Avoid these common pitfalls when starting a new job

Image Credits: UnsplashImage Credits: Unsplash

Most people think the hardest part of starting a new job is learning the tasks. It's not. The real mistake is failing to understand the informal system already in play—how decisions are made, what unspoken expectations exist, and where the actual trust flows are.

When new hires miss these cues, they work hard but stay invisible. Or worse, they build friction without realizing it. Early-stage fragility isn’t just about role confusion—it’s about cultural decoding without a playbook.

New joiners often feel pressure to "prove their worth" fast. So they over-contribute in meetings, push ideas too early, or start solving problems that aren’t theirs to fix. But in doing so, they can misread power dynamics or unintentionally dismiss team history.

The fix isn’t to go silent—it’s to ask sharper questions:

  • “What’s already been tried?”
  • “Who needs to be looped in before this moves forward?”

Quiet confidence builds trust faster than a highlight reel.

Being hired for a role doesn’t automatically clarify what you own. Titles rarely define who approves, who supports, or who shadows your work. Without clear boundaries, new hires either take on too much (and overwhelm others) or too little (and frustrate stakeholders). You need a system check:

  • Who defines success for this role?
  • What’s mine to drive vs. mine to support?

Ownership clarity often requires you to co-design your swim lane early—not wait for a handover doc that never comes.

Many new hires avoid hard conversations because they don’t want to rock the boat. But silence doesn’t buy trust—it defers it. If you spot a broken process or unclear directive, flag it with care, not confrontation. Saying “I’m still learning how things flow here—can we walk through this together?” opens doors. Deferring clarity leads to misalignment, especially in fast-moving teams.

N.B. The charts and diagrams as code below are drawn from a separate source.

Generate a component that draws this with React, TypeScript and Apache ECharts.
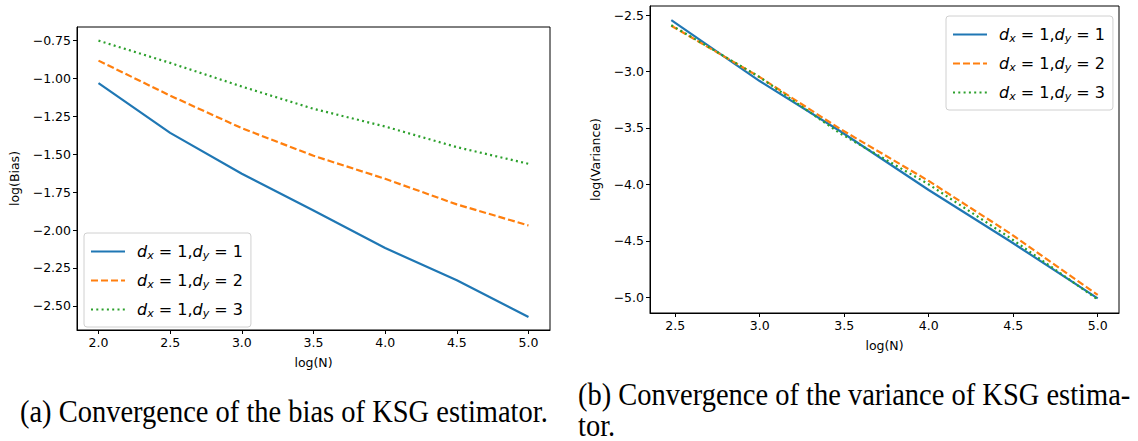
import React, { useEffect, useRef } from "react";
import * as echarts from "echarts";

const biasX = [2.0, 2.5, 3.0, 3.5, 4.0, 4.5, 5.0];
const biasD1 = [-1.031, -1.359, -1.629, -1.871, -2.119, -2.332, -2.574];
const biasD2 = [-0.882, -1.113, -1.328, -1.51, -1.662, -1.831, -1.97];
const biasD3 = [-0.75, -0.897, -1.053, -1.2, -1.317, -1.453, -1.563];

const varX = [2.477, 3.0, 3.477, 4.0, 4.477, 5.0];
const varD1 = [-2.545, -3.085, -3.53, -4.05, -4.5, -5.01];
const varD2 = [-2.595, -3.05, -3.51, -3.97, -4.43, -4.98];
const varD3 = [-2.59, -3.05, -3.55, -4.0, -4.47, -5.02];

const biasXTicks = [2.0, 2.5, 3.0, 3.5, 4.0, 4.5, 5.0];
const biasYTicks = [-2.5, -2.25, -2.0, -1.75, -1.5, -1.25, -1.0, -0.75];
const varXTicks = [2.5, 3.0, 3.5, 4.0, 4.5, 5.0];
const varYTicks = [-5.0, -4.5, -4.0, -3.5, -3.0, -2.5];

const seriesNames = ["s1", "s2", "s3"];
const colors = ["#1f77b4", "#ff7f0e", "#2ca02c"];
const captionA = "(a) Convergence of the bias of KSG estimator.";
const captionB1 = "(b) Convergence of the variance of KSG estima-";
const captionB2 = "tor.";

const FONT = "DejaVu Sans";
const fmt = (d: number) => (v: number) => v.toFixed(d).replace("-", "\u2212");

const legendRich = {
  i0: { fontFamily: FONT, fontStyle: "italic", fontSize: 16, color: "#000", lineHeight: 18, padding: [0, 0, 0, 7] },
  i: { fontFamily: FONT, fontStyle: "italic", fontSize: 16, color: "#000", lineHeight: 18 },
  s: { fontFamily: FONT, fontStyle: "italic", fontSize: 11, color: "#000", lineHeight: 18, padding: [8, 0, 0, 0] },
  n: { fontFamily: FONT, fontSize: 16, color: "#000", lineHeight: 18 },
};
const legendFmt = (name: string) => {
  const k = seriesNames.indexOf(name) + 1;
  return `{i0|d}{s|x}{n| = 1,}{i|d}{s|y}{n| = ${k}}`;
};

const lineTypes: any[] = ["solid", [7, 3], [2, 3.3]];

function makeSeries(xs: number[], ys: number[][], idx: number) {
  return ys.map((arr, k) => ({
    name: seriesNames[k],
    type: "line",
    xAxisIndex: idx,
    yAxisIndex: idx,
    data: xs.map((x, i) => [x, arr[i]]),
    symbol: "none",
    color: colors[k],
    lineStyle: { width: 2.2, type: lineTypes[k], color: colors[k] },
  }));
}

function axisCommon(ticks: number[], d: number) {
  return {
    axisLine: { show: true, onZero: false, lineStyle: { color: "#000", width: 1 } },
    axisTick: { show: true, inside: false, length: 4, lineStyle: { color: "#000" }, customValues: ticks },
    axisLabel: { show: true, fontFamily: FONT, fontSize: 12.5, color: "#000", formatter: fmt(d), customValues: ticks, margin: 6 },
    splitLine: { show: false },
  };
}

export default function App() {
  const ref = useRef<HTMLDivElement>(null);
  useEffect(() => {
    document.body.style.margin = "0";
    const chart = echarts.init(ref.current!, null, { renderer: "svg" });
    const legendBase = {
      orient: "vertical",
      itemWidth: 34,
      itemHeight: 10,
      itemGap: 10,
      padding: [9, 8, 8, 6],
      borderColor: "#d0d0d0",
      borderWidth: 1,
      borderRadius: 3,
      backgroundColor: "rgba(255,255,255,0.85)",
      itemStyle: { opacity: 0 },
      formatter: legendFmt,
      textStyle: { rich: legendRich },
      data: seriesNames,
    };
    const serifFont = '28.5px "Liberation Serif"';
    chart.setOption({
      animation: false,
      grid: [
        { left: 77, top: 27, width: 473, height: 303, show: true, borderColor: "#000", borderWidth: 1 },
        { left: 650, top: 6, width: 469, height: 307, show: true, borderColor: "#000", borderWidth: 1 },
      ],
      xAxis: [
        { type: "value", gridIndex: 0, min: 1.85, max: 5.15, name: "log(N)", nameLocation: "middle", nameGap: 26,
          nameTextStyle: { fontFamily: FONT, fontSize: 12.5, color: "#000" }, ...axisCommon(biasXTicks, 1) },
        { type: "value", gridIndex: 1, min: 2.351, max: 5.126, name: "log(N)", nameLocation: "middle", nameGap: 26,
          nameTextStyle: { fontFamily: FONT, fontSize: 12.5, color: "#000" }, ...axisCommon(varXTicks, 1) },
      ],
      yAxis: [
        { type: "value", gridIndex: 0, min: -2.66, max: -0.66, name: "log(Bias)", nameLocation: "middle", nameGap: 56,
          nameTextStyle: { fontFamily: FONT, fontSize: 12.5, color: "#000" }, ...axisCommon(biasYTicks, 2) },
        { type: "value", gridIndex: 1, min: -5.14, max: -2.42, name: "log(Variance)", nameLocation: "middle", nameGap: 48,
          nameTextStyle: { fontFamily: FONT, fontSize: 12.5, color: "#000" }, ...axisCommon(varYTicks, 1) },
      ],
      legend: [
        { ...legendBase, left: 84, top: 233 },
        { ...legendBase, left: 946, top: 16 },
      ],
      series: [
        ...makeSeries(biasX, [biasD1, biasD2, biasD3], 0),
        ...makeSeries(varX, [varD1, varD2, varD3], 1),
      ],
      graphic: [
        { type: "text", x: 20, y: 411, scaleY: 1.1, style: { text: captionA, font: serifFont, fill: "#000", verticalAlign: "middle" } },
        { type: "text", x: 578, y: 394, scaleY: 1.1, style: { text: captionB1, font: serifFont, fill: "#000", verticalAlign: "middle" } },
        { type: "text", x: 578, y: 425, scaleY: 1.1, style: { text: captionB2, font: serifFont, fill: "#000", verticalAlign: "middle" } },
      ],
    });
    return () => chart.dispose();
  }, []);
  return <div ref={ref} style={{ width: 1138, height: 441 }} />;
}
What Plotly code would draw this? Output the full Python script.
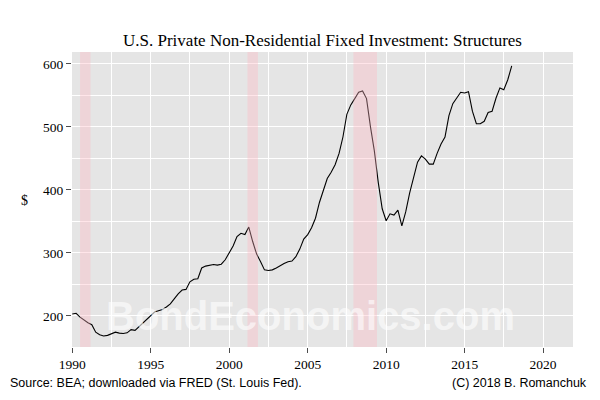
import pandas as pd
import plotly.graph_objects as go

# Quarterly data, 1990Q1 .. 2018Q1 ($ billions)
start_date = "1990-01-01"
values = [
    203, 204, 198, 193,      # 1990
    189, 186, 174, 170,      # 1991
    168, 169, 172, 174,      # 1992
    172.5, 172, 173, 178,    # 1993
    177, 183, 188, 195,      # 1994
    200, 206, 208, 210,      # 1995
    214, 219, 227, 235,      # 1996
    241, 242, 254, 258,      # 1997
    259, 276, 279, 280,      # 1998
    281.5, 280.5, 282, 289,  # 1999
    300, 311, 326, 331,      # 2000
    329, 341, 318, 298,      # 2001
    286, 273, 272, 273,      # 2002
    276, 280, 283, 286,      # 2003
    287, 294, 306, 322,      # 2004
    329, 340, 355, 380,      # 2005
    400, 418, 428, 440,      # 2006
    458, 484, 520, 535,      # 2007
    545, 555, 557, 545,      # 2008
    500, 462, 412, 370,      # 2009
    351, 362, 360, 368,      # 2010
    343, 365, 395, 420,      # 2011
    444, 454, 449, 441,      # 2012
    441, 458, 473, 484,      # 2013
    518, 537, 546, 555,      # 2014
    554, 556, 525, 505,      # 2015
    505, 509, 523, 525,      # 2016
    546, 562, 559, 575,      # 2017
    597,                     # 2018
]
dates = pd.date_range(start_date, periods=len(values), freq="QS")

recession_starts = ["1990-07-01", "2001-03-01", "2007-12-01"]
recession_ends = ["1991-03-01", "2001-11-01", "2009-06-01"]

x_tick_years = [1990, 1995, 2000, 2005, 2010, 2015, 2020]
x_minor_dates = ["1992-07-01", "1997-07-01", "2002-07-01", "2007-07-01",
                 "2012-07-01", "2017-07-01"]
y_ticks = [200, 300, 400, 500, 600]
y_minor = [150, 250, 350, 450, 550]

title_text = "U.S. Private Non-Residential Fixed Investment: Structures"
source_text = "Source: BEA; downloaded via FRED (St. Louis Fed)."
copyright_text = "(C) 2018 B. Romanchuk"
watermark_text = "BondEconomics.com"

fig = go.Figure()
fig.add_trace(go.Scatter(x=dates, y=values, mode="lines",
                         line=dict(color="black", width=1.1),
                         showlegend=False, hoverinfo="skip"))

for s, e in zip(recession_starts, recession_ends):
    fig.add_shape(type="rect", xref="x", yref="paper", x0=s, x1=e, y0=0, y1=1,
                  fillcolor="rgba(255,182,193,0.36)", line=dict(width=0),
                  layer="above")

serif = "Liberation Serif, Times New Roman, serif"
sans = "Liberation Sans, Arial, sans-serif"

# page body has an 8px default margin, so the figure is sized to fit the window
fig.update_layout(
    width=592, height=392,
    margin=dict(l=64, r=27, t=44, b=53),
    paper_bgcolor="white",
    plot_bgcolor="#e5e5e5",
    title=dict(text=title_text, x=0.5, xref="paper", xanchor="center",
               y=1 - 32 / 392, yref="container", yanchor="middle",
               font=dict(family=serif, size=17, color="black")),
    xaxis=dict(
        type="date",
        range=["1989-12-26", "2021-11-27"],
        tickmode="array",
        tickvals=[f"{y}-01-01" for y in x_tick_years],
        ticktext=[str(y) for y in x_tick_years],
        showgrid=True, gridcolor="white", gridwidth=1.2,
        minor=dict(tickmode="array", tickvals=x_minor_dates, showgrid=True,
                   gridcolor="white", gridwidth=0.5, ticks=""),
        zeroline=False, showline=False,
        ticks="outside", ticklen=5, tickcolor="#4d4d4d", tickwidth=1,
        tickfont=dict(family=serif, size=13.5, color="black"),
    ),
    yaxis=dict(
        range=[150.5, 619],
        tickmode="array", tickvals=y_ticks,
        showgrid=True, gridcolor="white", gridwidth=1.2,
        minor=dict(tickmode="array", tickvals=y_minor, showgrid=True,
                   gridcolor="white", gridwidth=0.5, ticks=""),
        zeroline=False, showline=False,
        ticks="outside", ticklen=5, tickcolor="#4d4d4d", tickwidth=1,
        tickfont=dict(family=serif, size=13.5, color="black"),
    ),
    annotations=[
        dict(text=watermark_text, xref="paper", yref="paper", x=0.477, y=0.105,
             xanchor="center", yanchor="middle", showarrow=False,
             font=dict(family="Liberation Sans Narrow, Arial Narrow, Liberation Sans, sans-serif",
                       size=40, color="rgba(255,255,255,0.6)", weight="bold")),
        dict(text="$", xref="paper", yref="paper", x=(25 - 72) / 500.7,
             y=(347 - 200) / 295, xanchor="center", yanchor="middle",
             showarrow=False, font=dict(family=serif, size=14, color="black")),
        dict(text=source_text, xref="paper", yref="paper", x=-64 / 500.7,
             y=(347 - 383) / 295, xanchor="left", yanchor="middle",
             showarrow=False, font=dict(family=sans, size=12.5, color="black")),
        dict(text=copyright_text, xref="paper", yref="paper", x=(589 - 72) / 500.7,
             y=(347 - 383) / 295, xanchor="right", yanchor="middle",
             showarrow=False, font=dict(family=sans, size=12.5, color="black")),
    ],
)

fig.write_html("out.html")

Relying too much on your direct manager to shape your integration is risky. Not because they don’t care—but because most are juggling too much. Strong early performers know how to self-onboard:

  • Map key workflows and decision-makers
  • Shadow team rituals and uncover informal norms
  • Build trust laterally, not just vertically

If you only manage up, you risk missing the system that actually shapes delivery.

Think in three layers:

  1. Role → What am I hired to do?
  2. Ownership → What outcomes am I responsible for?
  3. Integration → How do I build alignment without waiting to be told?

Use this map in your first 30 days. Revisit it at day 90. Ownership evolves—but clarity compounds.

“Who defines success for me here—and have I asked them directly?” If the answer is vague or inconsistent, that’s your starting point.

Most organization assume onboarding is complete once tools are set up. But real onboarding is social and structural. When early clarity is skipped, capable people under-deliver—not from lack of skill, but from misread expectations.

New jobs don’t just test your ability to do the work. They test your ability to read the system.